Paylaş
ÖNCEKİ hafta Paris'te Avenu Montaigne'de yürürken, vitrinlerin birindeki deri kadın pantolonu dikkatimi çekti.
Muhteşem bir kesimi vardı.
Hatları kusursuz bir cansız mankenin üzerine giydirilmişti.
Dizden aşağı kısmı, çok hafif, belirsiz denecek kadar hafif bir evaze ile aşağı doğru iniyordu.
1970'lerin hippi modasındaki o zevksiz ispanyol paçayla alakası yok.
Hatlar incelmiş, zarifleşmiş, sanat coupe'a hákim olmuş.
Öteki vitrinlere de bakıyorum.
Deri pantolon müthiş bir dönüş yapmış.
Hippilerin beceremediğini, ıskaladığını, 2000'lerin modacısı becermiş.
Deri pantolon, sanki güzel bir insan gövdesinin tabii derisi haline gelmiş.
* * *
Deri denince gözümün önüne nedense Inxs topluluğunun önceki yıl intihar eden solisti Michael Hutchence gelir.
Hafif kıvırcık uzun saçları, öne doğru kavis yapmış vücudu ve o bakışı bir pop müzik ikonosı gibi hep karşımda durur.
Acaba o fotoğrafta üzerinde deri pantolon ve mont mu vardı?
Geçmiş fotoğraflara bakıp araştırmadım.
Kafamda sanki deri gibi kalmış.
Veya ben o ikonaya deri bir elbise giydirmişim.
Öyle değilse bile bırakın öyle kalsın.
* * *
Kafamdaki bir başka fotoğraf da Door's'un solisti Jim Morrison.
Nedense onu da hep deri ceket içinde hatırlıyorum.

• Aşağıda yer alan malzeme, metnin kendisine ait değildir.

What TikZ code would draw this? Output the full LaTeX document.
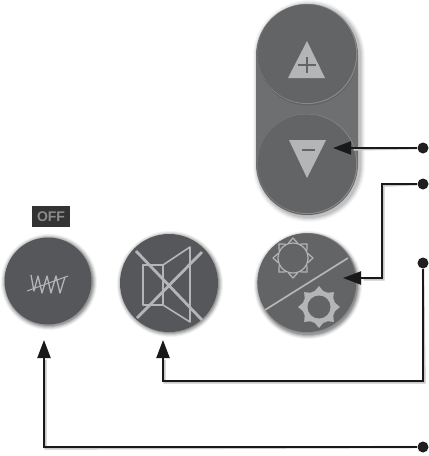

Her ikisi de birbirine benziyordu.
Yüzleri, duruşları ve bakışları ile.
Bir de güzellikleri ve genç ölümleriyle.
Her ikisi de bir otel odasında öldüler.
Biri Sydney'de, öteki Paris'te.
Neden? Hiç bilemedik.
Her ikisi de içkiliydi. Veya owerdose...
Her ikisi de gençti.
Her ikisi de kariyerlerinin çok yüksek bir yerindeydi.
Muazzam bir hayran kalabalığının içinde, beş on metrekarelik bir tenhalık içinde ölüp gittiler.
Tek başına, yapayalnız.
Anlayacağınız, kafamdaki deri, genç ve güzel erkeklerin dünyasına ait bir şeydi.

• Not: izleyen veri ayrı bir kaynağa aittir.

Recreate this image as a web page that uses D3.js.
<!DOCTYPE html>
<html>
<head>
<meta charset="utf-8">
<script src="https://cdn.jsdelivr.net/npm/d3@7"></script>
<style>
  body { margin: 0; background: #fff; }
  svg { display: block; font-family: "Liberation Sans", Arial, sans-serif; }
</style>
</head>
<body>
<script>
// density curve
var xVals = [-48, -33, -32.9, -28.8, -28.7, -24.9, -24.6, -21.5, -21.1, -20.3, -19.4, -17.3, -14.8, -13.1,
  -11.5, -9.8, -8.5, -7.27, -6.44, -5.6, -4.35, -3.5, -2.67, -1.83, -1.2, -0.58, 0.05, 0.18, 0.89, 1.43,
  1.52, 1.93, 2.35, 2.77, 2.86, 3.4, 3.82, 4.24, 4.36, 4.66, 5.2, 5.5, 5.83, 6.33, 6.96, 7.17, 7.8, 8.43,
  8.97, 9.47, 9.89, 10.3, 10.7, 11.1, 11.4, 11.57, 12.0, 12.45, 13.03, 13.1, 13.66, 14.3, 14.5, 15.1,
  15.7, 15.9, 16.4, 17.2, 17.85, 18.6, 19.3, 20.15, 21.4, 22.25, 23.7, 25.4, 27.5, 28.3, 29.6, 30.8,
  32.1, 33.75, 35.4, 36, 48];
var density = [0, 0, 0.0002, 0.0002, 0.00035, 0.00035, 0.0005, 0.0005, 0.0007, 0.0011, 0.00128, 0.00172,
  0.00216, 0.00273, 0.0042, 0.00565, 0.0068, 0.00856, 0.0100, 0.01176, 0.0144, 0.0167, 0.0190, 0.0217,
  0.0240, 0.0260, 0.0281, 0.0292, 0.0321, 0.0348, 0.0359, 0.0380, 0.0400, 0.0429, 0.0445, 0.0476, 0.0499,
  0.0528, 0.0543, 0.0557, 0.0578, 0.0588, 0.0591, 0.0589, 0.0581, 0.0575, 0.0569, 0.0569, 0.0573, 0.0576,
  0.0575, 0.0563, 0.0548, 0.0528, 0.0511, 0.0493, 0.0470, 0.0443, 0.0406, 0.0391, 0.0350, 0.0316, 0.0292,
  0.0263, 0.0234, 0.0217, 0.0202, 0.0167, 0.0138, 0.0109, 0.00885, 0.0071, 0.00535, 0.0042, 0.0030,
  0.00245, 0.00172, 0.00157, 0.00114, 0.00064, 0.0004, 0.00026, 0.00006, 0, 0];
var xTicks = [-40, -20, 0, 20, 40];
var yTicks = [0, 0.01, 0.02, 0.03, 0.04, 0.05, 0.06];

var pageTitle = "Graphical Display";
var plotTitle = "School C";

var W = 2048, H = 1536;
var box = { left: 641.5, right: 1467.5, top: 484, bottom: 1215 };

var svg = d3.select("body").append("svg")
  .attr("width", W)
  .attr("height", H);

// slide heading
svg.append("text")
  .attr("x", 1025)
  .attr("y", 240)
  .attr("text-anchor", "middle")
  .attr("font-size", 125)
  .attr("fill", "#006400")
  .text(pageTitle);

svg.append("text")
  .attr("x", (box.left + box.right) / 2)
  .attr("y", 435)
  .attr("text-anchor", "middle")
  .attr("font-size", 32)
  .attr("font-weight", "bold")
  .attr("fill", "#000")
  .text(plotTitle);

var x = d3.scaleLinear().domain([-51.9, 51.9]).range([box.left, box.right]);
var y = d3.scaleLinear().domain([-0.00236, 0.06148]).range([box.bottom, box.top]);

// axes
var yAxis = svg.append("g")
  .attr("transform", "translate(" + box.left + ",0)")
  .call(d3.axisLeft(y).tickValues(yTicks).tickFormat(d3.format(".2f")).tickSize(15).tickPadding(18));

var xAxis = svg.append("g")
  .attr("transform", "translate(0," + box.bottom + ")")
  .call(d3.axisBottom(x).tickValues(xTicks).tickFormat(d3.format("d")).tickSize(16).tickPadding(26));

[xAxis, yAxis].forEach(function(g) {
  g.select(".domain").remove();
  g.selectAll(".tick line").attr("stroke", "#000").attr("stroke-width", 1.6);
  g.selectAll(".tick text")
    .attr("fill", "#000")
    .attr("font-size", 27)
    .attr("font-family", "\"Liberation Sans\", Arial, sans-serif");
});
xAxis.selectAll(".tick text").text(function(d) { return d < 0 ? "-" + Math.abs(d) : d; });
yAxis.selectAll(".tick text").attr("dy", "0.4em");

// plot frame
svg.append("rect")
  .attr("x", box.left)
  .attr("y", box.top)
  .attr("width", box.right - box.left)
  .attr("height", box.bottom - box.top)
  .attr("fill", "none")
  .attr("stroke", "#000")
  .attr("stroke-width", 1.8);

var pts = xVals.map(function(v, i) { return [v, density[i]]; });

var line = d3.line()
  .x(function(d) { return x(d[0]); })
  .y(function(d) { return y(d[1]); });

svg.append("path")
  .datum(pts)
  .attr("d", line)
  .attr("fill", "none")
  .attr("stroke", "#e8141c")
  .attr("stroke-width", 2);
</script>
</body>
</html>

Şimdi o deri cinsiyet değiştiriyor.
Erkeklerin gövdesinden ayrılıp, güzel kadınların gövdesine giydiriliyor.
Paris vitrinlerinde sanki hiç bitmeyen bir deri pantolon defilesinin önünde yürüyorum.
Versace, GAP...
* * *
Ötekiler.
Hep aynı zarif çizgi. İnce bir belin hemen altındaki o milimetrik cazibe sınırından başlayıp, krokodil veya yılan desenli bir ayakkabının hizasına kadar inen deri pantolonlar.
Onun üzerinde karnı teşhir eden dört beş santimlik bir ten.
Üzerine deri giydirilmemiş bir beyazlık.
Tenle deri pantolon arasındaki ‘‘No man's land’’.
Benim şahsi deri tarihim ise bambaşka.
1970'li yılların başlarında İstanbul'un turistik eşya satan dükkánlarından birinden alınmış bir koyun postu.
Yakaları koyunun tüylü kısmından, geri kalan kısmı ise derinin mat tarafından yapılmış beyaz bir koyun postu.
Altında Akhisar'da bir kunduracıda bulduğum kirli sarı çizmeler.
Paris'i bir süre işte bu kaba deri giysilerle dolaştım.
* * *
Şimdi geriye baktığım zaman son derece zevksiz ve kaba bulduğum bir kıyafet ucubesi.
Mick Jagger'le Che Guavera arasında gidip geliyorum.
Kararsızım.
Bir gün o, ertesi gün öteki bir maymun...
Ruhuyla, üzerindeki deri kıyafetiyle tebdili kıyafet bir maymun.
Şimdi o Paris'i blazer bir ceketle dolaşıyorum.
Bu defa deri başkalarının üzerinde.
Ve anlıyorum ki, 1970'lerin katlettiği deri iade-i itibar görmüş.
Orada, Jim Morrison'un mezarının bulunduğu kentte, deri pantolon müthiş bir geri dönüş yapıyor.